Proben aus Pazifik, Südatlantik und Indischem Ozean
Nun haben Physiker der Universität Wien gemeinsam mit Kollegen aus Australien, Deutschland, Israel und Japan Proben aus dem Pazifik, dem Südatlantik und dem Indischen Ozean untersucht, konkret Sedimente, Manganknollen und Mangankrusten. Diese Ablagerungen entstehen, indem sich Material über Jahrmillionen Schicht für Schicht absetzt. Sie können damit als geologisches Archiv genutzt werden.

Mithilfe der natürlich auf der Erde vorkommenden Radioisotope Beryllium-10 (Be-10) und Aluminium-26 (Al-26) konnten die Forscher das Alter der Schichten sehr genau bestimmen. "Al-26 wurde dabei erstmals zur Datierung verwendet. Das ist zwar messtechnisch viel aufwendiger, aber dafür ist die Datierungsunsicherheit damit sehr viel geringer als mit Be-10", erklärten Robin Golser und Peter Steier von der Arbeitsgruppe Isotopenforschung und Kernphysik an der Physik-Fakultät der Universität Wien gegenüber der APA. Für die Messungen nutzten sie das Beschleunigermassenspektrometer VERA (Vienna Environmental Research Accelerator).

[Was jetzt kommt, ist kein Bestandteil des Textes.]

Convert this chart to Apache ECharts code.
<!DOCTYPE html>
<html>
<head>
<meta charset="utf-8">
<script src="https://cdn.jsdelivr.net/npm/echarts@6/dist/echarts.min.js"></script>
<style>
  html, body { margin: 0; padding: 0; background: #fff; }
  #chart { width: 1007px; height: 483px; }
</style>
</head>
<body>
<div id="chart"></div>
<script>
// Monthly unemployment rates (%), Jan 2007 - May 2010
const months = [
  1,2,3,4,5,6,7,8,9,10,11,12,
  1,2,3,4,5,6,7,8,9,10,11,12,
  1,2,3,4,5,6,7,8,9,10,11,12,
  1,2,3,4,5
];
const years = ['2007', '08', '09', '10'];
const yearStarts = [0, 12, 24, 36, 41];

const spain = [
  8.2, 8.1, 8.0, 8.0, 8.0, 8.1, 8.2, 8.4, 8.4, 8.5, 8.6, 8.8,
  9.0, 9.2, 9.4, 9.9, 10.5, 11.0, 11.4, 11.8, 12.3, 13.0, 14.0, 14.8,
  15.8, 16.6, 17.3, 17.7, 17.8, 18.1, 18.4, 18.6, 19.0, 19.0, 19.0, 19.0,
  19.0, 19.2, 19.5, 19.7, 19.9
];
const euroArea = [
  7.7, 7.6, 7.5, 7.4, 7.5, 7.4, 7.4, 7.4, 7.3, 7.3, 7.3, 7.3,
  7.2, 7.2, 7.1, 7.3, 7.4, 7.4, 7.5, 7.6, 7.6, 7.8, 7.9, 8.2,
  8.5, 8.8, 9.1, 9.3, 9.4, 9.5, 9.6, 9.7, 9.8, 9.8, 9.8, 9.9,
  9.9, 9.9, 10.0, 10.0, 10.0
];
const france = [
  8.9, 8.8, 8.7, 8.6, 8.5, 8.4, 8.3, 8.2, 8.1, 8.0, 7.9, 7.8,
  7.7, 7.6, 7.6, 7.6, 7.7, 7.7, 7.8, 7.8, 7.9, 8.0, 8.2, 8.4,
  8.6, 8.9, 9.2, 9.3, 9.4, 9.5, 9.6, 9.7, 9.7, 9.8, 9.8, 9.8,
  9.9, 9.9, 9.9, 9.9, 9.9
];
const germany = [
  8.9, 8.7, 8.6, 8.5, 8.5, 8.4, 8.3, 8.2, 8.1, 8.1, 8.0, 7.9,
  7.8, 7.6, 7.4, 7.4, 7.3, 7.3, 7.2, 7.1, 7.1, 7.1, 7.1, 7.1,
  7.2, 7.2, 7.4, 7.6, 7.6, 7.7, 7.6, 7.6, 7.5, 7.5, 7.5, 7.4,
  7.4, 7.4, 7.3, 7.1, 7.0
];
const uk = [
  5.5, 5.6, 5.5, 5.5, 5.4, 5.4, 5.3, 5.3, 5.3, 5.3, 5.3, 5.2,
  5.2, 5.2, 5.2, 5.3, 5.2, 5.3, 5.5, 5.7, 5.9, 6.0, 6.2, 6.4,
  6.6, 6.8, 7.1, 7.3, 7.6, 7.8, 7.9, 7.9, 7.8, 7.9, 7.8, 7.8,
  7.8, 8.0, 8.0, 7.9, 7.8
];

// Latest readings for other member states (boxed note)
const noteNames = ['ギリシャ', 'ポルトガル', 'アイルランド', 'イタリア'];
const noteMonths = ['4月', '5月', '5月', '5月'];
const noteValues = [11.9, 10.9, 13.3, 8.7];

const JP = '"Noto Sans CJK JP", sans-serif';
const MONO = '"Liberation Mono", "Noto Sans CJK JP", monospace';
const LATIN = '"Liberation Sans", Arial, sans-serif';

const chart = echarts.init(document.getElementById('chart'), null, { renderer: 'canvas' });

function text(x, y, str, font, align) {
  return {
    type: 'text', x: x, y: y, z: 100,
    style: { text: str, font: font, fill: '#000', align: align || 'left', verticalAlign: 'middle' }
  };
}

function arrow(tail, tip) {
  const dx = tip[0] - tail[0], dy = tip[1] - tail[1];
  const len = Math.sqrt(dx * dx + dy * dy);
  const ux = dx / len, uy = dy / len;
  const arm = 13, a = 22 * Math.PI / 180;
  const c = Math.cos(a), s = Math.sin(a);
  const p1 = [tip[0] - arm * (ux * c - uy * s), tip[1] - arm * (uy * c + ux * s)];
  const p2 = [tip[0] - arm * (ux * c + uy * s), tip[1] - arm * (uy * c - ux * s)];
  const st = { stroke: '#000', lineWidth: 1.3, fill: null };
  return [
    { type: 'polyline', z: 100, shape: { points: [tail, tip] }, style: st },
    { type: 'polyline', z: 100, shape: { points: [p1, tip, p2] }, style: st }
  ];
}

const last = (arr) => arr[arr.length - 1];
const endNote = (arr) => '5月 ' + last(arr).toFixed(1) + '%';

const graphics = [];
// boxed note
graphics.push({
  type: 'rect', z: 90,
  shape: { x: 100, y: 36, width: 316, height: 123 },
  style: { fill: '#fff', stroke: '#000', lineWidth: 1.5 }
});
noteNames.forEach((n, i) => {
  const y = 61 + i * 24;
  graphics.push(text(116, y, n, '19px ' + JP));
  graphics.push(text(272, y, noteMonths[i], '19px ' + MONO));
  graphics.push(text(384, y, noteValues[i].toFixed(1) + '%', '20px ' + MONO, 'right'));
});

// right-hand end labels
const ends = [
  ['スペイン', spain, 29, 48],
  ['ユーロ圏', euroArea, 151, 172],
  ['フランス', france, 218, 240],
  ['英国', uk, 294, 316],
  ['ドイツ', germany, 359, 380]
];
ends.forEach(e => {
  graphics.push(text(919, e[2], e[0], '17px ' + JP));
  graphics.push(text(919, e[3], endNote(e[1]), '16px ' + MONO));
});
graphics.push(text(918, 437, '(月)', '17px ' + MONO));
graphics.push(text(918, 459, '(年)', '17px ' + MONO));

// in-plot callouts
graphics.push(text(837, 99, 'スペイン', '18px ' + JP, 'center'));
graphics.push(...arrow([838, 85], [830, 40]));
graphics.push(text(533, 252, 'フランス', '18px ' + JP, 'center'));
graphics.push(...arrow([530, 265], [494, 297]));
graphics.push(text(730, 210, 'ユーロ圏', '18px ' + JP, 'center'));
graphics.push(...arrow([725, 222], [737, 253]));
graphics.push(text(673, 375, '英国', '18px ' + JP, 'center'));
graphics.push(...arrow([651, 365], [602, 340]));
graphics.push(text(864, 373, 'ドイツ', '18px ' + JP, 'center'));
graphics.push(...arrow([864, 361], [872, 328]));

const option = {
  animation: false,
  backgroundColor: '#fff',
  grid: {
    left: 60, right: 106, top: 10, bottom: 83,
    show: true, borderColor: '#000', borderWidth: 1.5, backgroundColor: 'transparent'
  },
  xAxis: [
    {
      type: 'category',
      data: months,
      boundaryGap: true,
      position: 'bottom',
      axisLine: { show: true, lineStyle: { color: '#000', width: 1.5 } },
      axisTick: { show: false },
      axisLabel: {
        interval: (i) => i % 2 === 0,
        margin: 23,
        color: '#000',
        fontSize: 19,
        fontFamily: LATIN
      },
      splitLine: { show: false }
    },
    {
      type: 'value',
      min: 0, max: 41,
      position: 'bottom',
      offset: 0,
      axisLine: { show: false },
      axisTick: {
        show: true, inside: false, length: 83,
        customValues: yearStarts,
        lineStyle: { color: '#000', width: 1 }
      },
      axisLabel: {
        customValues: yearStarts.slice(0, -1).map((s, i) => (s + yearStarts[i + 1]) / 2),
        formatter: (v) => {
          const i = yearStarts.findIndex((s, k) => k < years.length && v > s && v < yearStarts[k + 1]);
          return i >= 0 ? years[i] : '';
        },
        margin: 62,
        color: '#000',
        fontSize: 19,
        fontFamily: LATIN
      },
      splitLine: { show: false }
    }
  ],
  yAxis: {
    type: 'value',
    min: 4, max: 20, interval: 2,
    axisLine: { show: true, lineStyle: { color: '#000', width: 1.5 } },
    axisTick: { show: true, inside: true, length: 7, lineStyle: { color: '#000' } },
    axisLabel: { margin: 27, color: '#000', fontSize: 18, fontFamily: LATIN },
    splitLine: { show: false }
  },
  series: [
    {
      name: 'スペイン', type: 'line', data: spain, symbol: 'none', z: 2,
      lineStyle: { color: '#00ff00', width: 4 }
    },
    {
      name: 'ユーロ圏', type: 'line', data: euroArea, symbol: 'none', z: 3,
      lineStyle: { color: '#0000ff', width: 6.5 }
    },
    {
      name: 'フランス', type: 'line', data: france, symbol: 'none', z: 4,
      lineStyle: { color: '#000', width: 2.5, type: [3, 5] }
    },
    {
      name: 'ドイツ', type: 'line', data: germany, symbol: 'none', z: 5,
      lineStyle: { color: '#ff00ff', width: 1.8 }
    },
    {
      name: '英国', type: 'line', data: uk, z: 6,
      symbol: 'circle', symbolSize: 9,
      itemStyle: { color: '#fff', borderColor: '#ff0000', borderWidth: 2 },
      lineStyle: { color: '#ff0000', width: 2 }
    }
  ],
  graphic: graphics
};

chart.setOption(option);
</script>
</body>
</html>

Auf gleiche Weise wurde der Gehalt von Eisen-60 in den Schichten gemessen. Das extraterrestrische Fe-60 fand sich in 1,7 bis 3,2 Mio. Euro alten Ablagerungen ebenso wie in 6,5 bis 8,7 Mio. Jahre alten Schichten.

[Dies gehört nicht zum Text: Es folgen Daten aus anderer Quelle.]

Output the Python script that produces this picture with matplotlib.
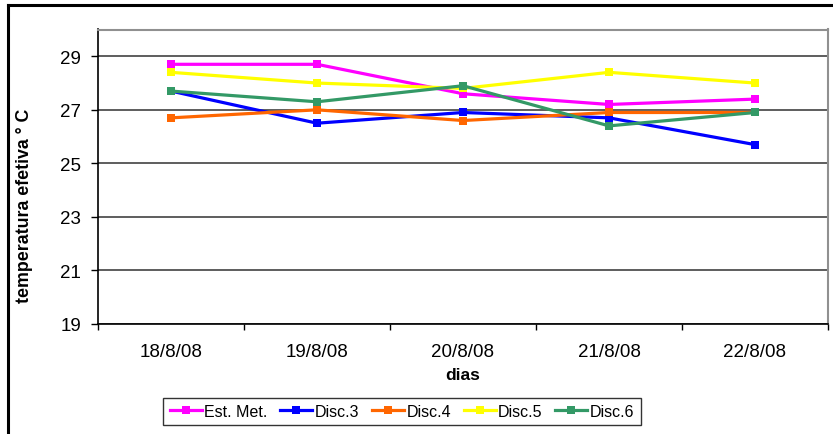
import matplotlib
matplotlib.use("Agg")
import matplotlib.pyplot as plt
from matplotlib.lines import Line2D
import numpy as np

plt.rcParams['font.family'] = ['Liberation Sans', 'DejaVu Sans']

dias = ["18/8/08", "19/8/08", "20/8/08", "21/8/08", "22/8/08"]
est_met = [28.7, 28.7, 27.6, 27.2, 27.4]
disc3 = [27.7, 26.5, 26.9, 26.7, 25.7]
disc4 = [26.7, 27.0, 26.6, 26.9, 26.9]
disc5 = [28.4, 28.0, 27.8, 28.4, 28.0]
disc6 = [27.7, 27.3, 27.9, 26.4, 26.9]

series = [
    ("Est. Met.", est_met, "#FF00FF"),
    ("Disc.3", disc3, "#0000FF"),
    ("Disc.4", disc4, "#FF6600"),
    ("Disc.5", disc5, "#FFFF00"),
    ("Disc.6", disc6, "#339966"),
]
yticks = [19, 21, 23, 25, 27, 29]

W, H = 833, 435
fig = plt.figure(figsize=(W / 100, H / 100), dpi=100)
ax = fig.add_axes([98 / W, 1 - 325 / H, (828 - 98) / W, (325 - 30.5) / H])

x = np.arange(len(dias))
for label, vals, color in series:
    ax.plot(x, vals, color=color, lw=2.3, marker="s", markersize=6,
            markeredgewidth=0, label=label, zorder=3)

ax.set_xlim(-0.5, len(dias) - 0.5)
ax.set_ylim(19, 30)
ax.set_yticks(yticks)
ax.set_yticklabels([str(v) for v in yticks], fontsize=13.5)
ax.set_xticks(x)
ax.set_xticklabels(dias, fontsize=13.5)
ax.set_xticks(np.arange(-0.5, len(dias), 1.0), minor=True)
ax.tick_params(axis="x", which="major", length=0, pad=14)
ax.tick_params(axis="x", which="minor", length=4.5, width=1, direction="out", color="black")
ax.tick_params(axis="y", length=5, width=1, direction="out", pad=7, color="black")

ax.grid(axis="y", color="#505050", lw=1.3, zorder=1)
for side in ("top", "right"):
    ax.spines[side].set_color("#909090")
    ax.spines[side].set_linewidth(1.5)
for side in ("left", "bottom"):
    ax.spines[side].set_color("black")
    ax.spines[side].set_linewidth(1.2)

ax.set_xlabel("dias", fontsize=12.5, fontweight="bold", labelpad=5)
ax.set_ylabel("temperatura efetiva ° C", fontsize=12.8, fontweight="bold")
ax.yaxis.set_label_coords(-0.089, 0.405)

leg = fig.legend(loc="center", bbox_to_anchor=(402 / W, 1 - 412.5 / H), ncol=5,
                 fontsize=11.5, frameon=True, fancybox=False, edgecolor="black",
                 handlelength=2.0, handletextpad=0.15, columnspacing=0.8,
                 borderpad=0.4, borderaxespad=0)
leg.get_frame().set_linewidth(1.0)

# outer chart frame
fig.add_artist(Line2D([8 / W, 8 / W], [0, 1 - 5.5 / H], color="black", lw=2.2,
                      transform=fig.transFigure))
fig.add_artist(Line2D([8 / W, 1], [1 - 5.5 / H, 1 - 5.5 / H], color="black", lw=2.2,
                      transform=fig.transFigure))

fig.savefig("out.png", dpi=100, facecolor="white")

"Zwei bis drei derartige Ereignisse"
Vor allem in den 1,7 bis 3,2 Mio. Jahre alten Schichten haben die Wissenschafter eine sehr gute Zeitauflösung. Dabei sei das Signal von Fe-60 viel zu breit, "um es einer einzigen Supernova zuordnen zu können - in dieser Zeit müssen sich zwei bis drei derartige Ereignisse zugetragen haben", so Golser.

Die Daten für die Periode vor 6,5 bis 8,7 Mio. Jahre wurden nur aus Manganknollen gewonnen, die keine so hohe zeitliche Auflösung lieferte wie die jüngeren Sedimentschichten. "Es ist aber noch so viel Fe-60 nachweisbar, dass man sagen kann, dass auch damals mehrere Sternenexplosionen stattgefunden haben müssen", betonen die Wissenschafter.

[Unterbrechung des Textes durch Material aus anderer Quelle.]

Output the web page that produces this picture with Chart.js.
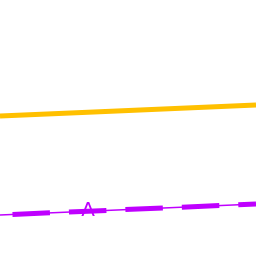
<!DOCTYPE html>
<html>
<head>
<meta charset="utf-8">
<script src="https://cdn.jsdelivr.net/npm/chart.js@4"></script>
<style>
  html, body { margin: 0; padding: 0; background: #ffffff; }
  #chart { display: block; }
</style>
</head>
<body>
<canvas id="chart" width="256" height="256"></canvas>
<script>
// Werte aus dem Bild geschaetzt
const xValues = [0, 88, 256];
const orangeValues = [140, 143.8, 151];
const greenValues = [140.6, 144.3, 151.5];
const purpleValues = [41, 44.8, 52];
const markerLabels = ['', 'A', ''];

// Beschriftung "A" direkt auf dem Punkt zeichnen
const labelPlugin = {
    id: 'pointLabels',
    afterDatasetsDraw(chart) {
        const ctx = chart.ctx;
        const meta = chart.getDatasetMeta(2);
        ctx.save();
        ctx.fillStyle = '#bf00ff';
        ctx.font = '20px "DejaVu Sans", sans-serif';
        ctx.textAlign = 'center';
        ctx.textBaseline = 'middle';
        meta.data.forEach((pt, i) => {
            if (markerLabels[i]) {
                ctx.fillText(markerLabels[i], pt.x, pt.y);
            }
        });
        ctx.restore();
    }
};

const toPoints = values => values.map((v, i) => ({ x: xValues[i], y: v }));

new Chart(document.getElementById('chart'), {
    type: 'line',
    data: {
        datasets: [
            {
                data: toPoints(orangeValues),
                borderColor: '#ffc000',
                borderWidth: 5,
                pointRadius: 0
            },
            {
                data: toPoints(greenValues),
                borderColor: 'rgba(150, 205, 110, 0.6)',
                borderWidth: 1.2,
                pointRadius: 0
            },
            {
                data: toPoints(purpleValues),
                borderColor: '#bf00ff',
                borderWidth: 1.5,
                pointRadius: 0
            },
            {
                data: toPoints(purpleValues),
                borderColor: '#bf00ff',
                borderWidth: 5,
                borderDash: [37.5, 19],
                borderDashOffset: 44,
                borderCapStyle: 'butt',
                pointRadius: 0
            }
        ]
    },
    options: {
        responsive: false,
        animation: false,
        layout: { padding: 0 },
        plugins: {
            legend: { display: false },
            tooltip: { enabled: false }
        },
        scales: {
            x: { type: 'linear', min: 0, max: 256, display: false },
            y: { type: 'linear', min: 0, max: 256, display: false }
        }
    },
    plugins: [labelPlugin]
});
</script>
</body>
</html>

Der Erstautor der Studie, der österreichische Physiker Anton Wallner, hat die Arbeit an der Universität Wien begonnen und ist seit 2011 an der Australian National University in Canberra tätig. Er schätzt, dass sich die Supernovae in einer Entfernung von bis zu rund 300 Lichtjahren ereignet haben. Sie müssten damit so hell wie der Mond gewesen und bei Tag sichtbar gewesen sein. Sie hätten wohl zu einer erhöhten Intensität von kosmischer Strahlung auf der Erde geführt, aber keine direkten Auswirkungen auf das organische Leben gehabt.

"Lokale Blase" im Fokus
Dieter Breitschwerdt vom Zentrum für Astronomie und Astrophysik der Technischen Universität Berlin hat in einer weiteren Arbeit durch Fe-60-Analysen sowie aus Modellrechnungen herausgefunden, wann und wo Sterne in der Nähe des Sonnensystems explodiert sind. Breitschwerdt und sein Team - darunter Jenny Feige, die an der Uni Wien dissertiert hat und auch an Wallners Arbeit beteiligt war - beschäftigen sich mit der Entstehung der sogenannten "Lokalen Blase". Dies ist eine mit heißem Gas gefüllte Region mit einer Ausdehnung von rund 600 mal 600 mal 1.200 Lichtjahren, in der sich auch unser Sonnensystem befindet.

Die Forscher konnten in ihrer Arbeit zeigen, dass in den vergangenen 15 Mio. Jahren etwa 16 Supernovae die "Lokale Blase" erzeugt haben. Sie sind auch für das in den Tiefseeproben gefundene Fe-60 verantwortlich. Den Simulationen der Berliner Astronomen zufolge stammt etwa die Hälfte des gemessenen Fe-60 von zwei Supernovae, die vor 2,3 bzw. 1.5 Mio. Jahren in den heutigen Sternbildern Wolf bzw. Waage explodiert sind. So wie Wallner kommt auch Breitschwerdt zum Schluss, dass die beiden Supernovae in 270 bis 300 Lichtjahre Entfernung stattgefunden haben. Die andere Hälfte stammt von den restlichen 14 Stern-Explosionen, die sich in größerer Entfernung ereignet haben.